A chiudere la giornata Francesco Martucci, che ha presentato il suo progetto “Around the world”: la box che – quando sarà ultimato il laboratorio necessario per la lavorazione e pastorizzazione degli ingredienti e la conservazione in ATM – consentirà di ordinare in tutta Europa la pizza de I Masanielli in tre cotture (al vapore, fritta, al forno con una serie di shock termici che permettono di ottenere una consistenza unica e ben riconoscibile) da rigenerare nel forno di casa seguendo le istruzioni tramite QRCode. E l’assaggio della sua Futuro di Marinara con la base preparata 12 giorni prima e completata in sala con crema di pomodoro arrosto olive caiazzane, capperi, pesto di aglio orsino e alici – non lascia spazio a dubbi.
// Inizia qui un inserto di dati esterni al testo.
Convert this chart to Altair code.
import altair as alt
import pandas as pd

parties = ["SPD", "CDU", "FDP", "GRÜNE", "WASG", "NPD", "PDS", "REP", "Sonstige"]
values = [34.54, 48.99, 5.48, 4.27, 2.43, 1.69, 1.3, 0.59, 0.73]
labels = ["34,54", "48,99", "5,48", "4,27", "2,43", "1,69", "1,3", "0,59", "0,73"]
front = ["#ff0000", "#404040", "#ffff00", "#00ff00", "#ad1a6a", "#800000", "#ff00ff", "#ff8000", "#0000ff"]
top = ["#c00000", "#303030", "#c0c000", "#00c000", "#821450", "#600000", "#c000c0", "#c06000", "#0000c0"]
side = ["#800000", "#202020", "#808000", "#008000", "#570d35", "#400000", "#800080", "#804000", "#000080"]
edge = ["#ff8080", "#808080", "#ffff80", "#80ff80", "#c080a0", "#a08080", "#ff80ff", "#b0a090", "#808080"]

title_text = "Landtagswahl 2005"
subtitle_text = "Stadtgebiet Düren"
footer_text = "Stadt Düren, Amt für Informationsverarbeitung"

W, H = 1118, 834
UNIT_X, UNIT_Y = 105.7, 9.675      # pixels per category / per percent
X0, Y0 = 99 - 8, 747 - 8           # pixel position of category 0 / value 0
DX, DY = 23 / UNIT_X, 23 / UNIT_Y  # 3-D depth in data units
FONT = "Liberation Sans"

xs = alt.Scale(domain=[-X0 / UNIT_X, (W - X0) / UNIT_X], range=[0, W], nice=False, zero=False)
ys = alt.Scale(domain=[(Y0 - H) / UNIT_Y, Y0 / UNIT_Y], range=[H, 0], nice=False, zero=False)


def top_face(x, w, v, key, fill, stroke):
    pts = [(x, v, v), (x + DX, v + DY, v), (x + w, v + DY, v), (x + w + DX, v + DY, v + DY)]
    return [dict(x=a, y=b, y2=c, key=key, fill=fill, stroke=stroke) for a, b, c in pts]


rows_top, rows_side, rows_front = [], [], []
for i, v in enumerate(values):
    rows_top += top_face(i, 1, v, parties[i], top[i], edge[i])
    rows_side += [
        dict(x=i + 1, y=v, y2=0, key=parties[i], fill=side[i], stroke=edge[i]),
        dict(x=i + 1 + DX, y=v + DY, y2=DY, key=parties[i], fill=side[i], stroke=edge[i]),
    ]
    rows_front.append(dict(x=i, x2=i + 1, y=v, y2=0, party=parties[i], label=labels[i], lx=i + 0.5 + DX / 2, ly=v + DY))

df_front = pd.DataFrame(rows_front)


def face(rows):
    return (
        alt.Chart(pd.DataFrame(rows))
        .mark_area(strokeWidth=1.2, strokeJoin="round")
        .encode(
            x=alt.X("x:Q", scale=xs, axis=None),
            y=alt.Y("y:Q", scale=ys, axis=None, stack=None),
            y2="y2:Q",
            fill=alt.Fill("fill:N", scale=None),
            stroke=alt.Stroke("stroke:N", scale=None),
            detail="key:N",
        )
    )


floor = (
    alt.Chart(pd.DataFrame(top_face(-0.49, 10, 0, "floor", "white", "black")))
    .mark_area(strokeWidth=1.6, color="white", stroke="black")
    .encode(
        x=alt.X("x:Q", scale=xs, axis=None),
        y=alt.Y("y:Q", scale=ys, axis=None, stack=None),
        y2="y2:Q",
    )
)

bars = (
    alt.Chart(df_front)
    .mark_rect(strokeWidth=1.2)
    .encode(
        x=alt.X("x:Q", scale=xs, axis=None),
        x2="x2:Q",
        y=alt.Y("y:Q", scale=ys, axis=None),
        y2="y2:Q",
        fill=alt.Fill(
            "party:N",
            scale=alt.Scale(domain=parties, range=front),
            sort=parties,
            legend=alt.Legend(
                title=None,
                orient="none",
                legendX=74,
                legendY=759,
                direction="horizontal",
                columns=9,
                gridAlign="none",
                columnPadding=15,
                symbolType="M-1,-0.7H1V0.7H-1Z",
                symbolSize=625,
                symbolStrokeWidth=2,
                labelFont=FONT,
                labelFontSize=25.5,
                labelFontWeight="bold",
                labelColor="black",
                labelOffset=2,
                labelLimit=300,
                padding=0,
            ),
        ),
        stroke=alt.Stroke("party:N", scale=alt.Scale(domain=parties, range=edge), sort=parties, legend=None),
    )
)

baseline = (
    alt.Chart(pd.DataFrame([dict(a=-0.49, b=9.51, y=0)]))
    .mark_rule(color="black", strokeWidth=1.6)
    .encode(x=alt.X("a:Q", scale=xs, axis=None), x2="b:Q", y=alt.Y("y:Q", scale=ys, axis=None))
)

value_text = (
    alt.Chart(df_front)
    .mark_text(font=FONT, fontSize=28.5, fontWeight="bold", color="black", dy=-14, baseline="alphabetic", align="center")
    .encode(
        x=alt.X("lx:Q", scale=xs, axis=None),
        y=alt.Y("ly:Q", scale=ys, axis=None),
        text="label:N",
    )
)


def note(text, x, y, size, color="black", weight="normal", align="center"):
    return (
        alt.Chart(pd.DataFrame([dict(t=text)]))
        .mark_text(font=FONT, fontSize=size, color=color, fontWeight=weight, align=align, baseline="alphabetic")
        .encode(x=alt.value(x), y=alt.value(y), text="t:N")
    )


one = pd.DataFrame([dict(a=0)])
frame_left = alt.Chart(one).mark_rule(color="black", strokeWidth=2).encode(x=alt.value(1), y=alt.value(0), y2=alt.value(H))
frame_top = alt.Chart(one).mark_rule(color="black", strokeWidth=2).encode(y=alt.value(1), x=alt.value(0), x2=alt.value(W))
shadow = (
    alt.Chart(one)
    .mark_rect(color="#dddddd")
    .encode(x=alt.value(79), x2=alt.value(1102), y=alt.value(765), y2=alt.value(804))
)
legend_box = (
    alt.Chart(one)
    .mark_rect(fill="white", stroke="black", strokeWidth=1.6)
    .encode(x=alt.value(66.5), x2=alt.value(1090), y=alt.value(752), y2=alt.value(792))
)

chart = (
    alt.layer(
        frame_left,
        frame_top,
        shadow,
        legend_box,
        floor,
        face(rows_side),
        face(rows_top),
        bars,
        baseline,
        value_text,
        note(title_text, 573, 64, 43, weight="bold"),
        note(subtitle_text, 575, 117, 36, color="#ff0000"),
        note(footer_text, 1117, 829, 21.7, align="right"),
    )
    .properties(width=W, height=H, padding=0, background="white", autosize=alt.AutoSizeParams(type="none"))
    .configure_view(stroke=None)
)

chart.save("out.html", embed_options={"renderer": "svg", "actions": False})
La pizza era però stata protagonista anche la domenica in un talk della giornata di Identità di Sala dedicato appunto all’accoglienza in pizzeria e moderato da Federico De Cesare Viola. A confrontarsi sul tema Andrea Graziano di Fud, i fratelli Vittorio e Saverio Borgia di Bioesserì (soci di Graziano a Milano e Palermo) e Matteo Aloe, alla guida insieme al fratello Salvatore dei 15 indirizzi tra Italia e Londra di Berberè. Parola d’ordine attenzione: alla pizza che merita di essere valorizzata come cibo ed esperienza, agli ingredienti e ai territori, all’identità e a un servizio che riesca a intercettare e soddisfare le aspettative del cliente ma anche a chi lavora in pizzeria, puntando molto sulla formazione e sull’”attitudine” più che su presunte competenze che non sempre si rivelano idonee. “Pizze buonissime servite gentilmente” recita non a caso la mission di Berberè – che non è un franchising ma lavora affidando i singoli locali agli store manager, che in 11 casi su 15 sono donne – codificata già nel 2010, come ricorda Aloe: «Perché la pizza non è un prodotto che sta su uno scaffale si porta a casa, si va in pizzeria anche per trascorrere del tempo. Noi stiamo sempre attenti a non confondere il cliente, la pizzeria non è fine dining: deve essere divertente, veloce, accessibile». E far star bene.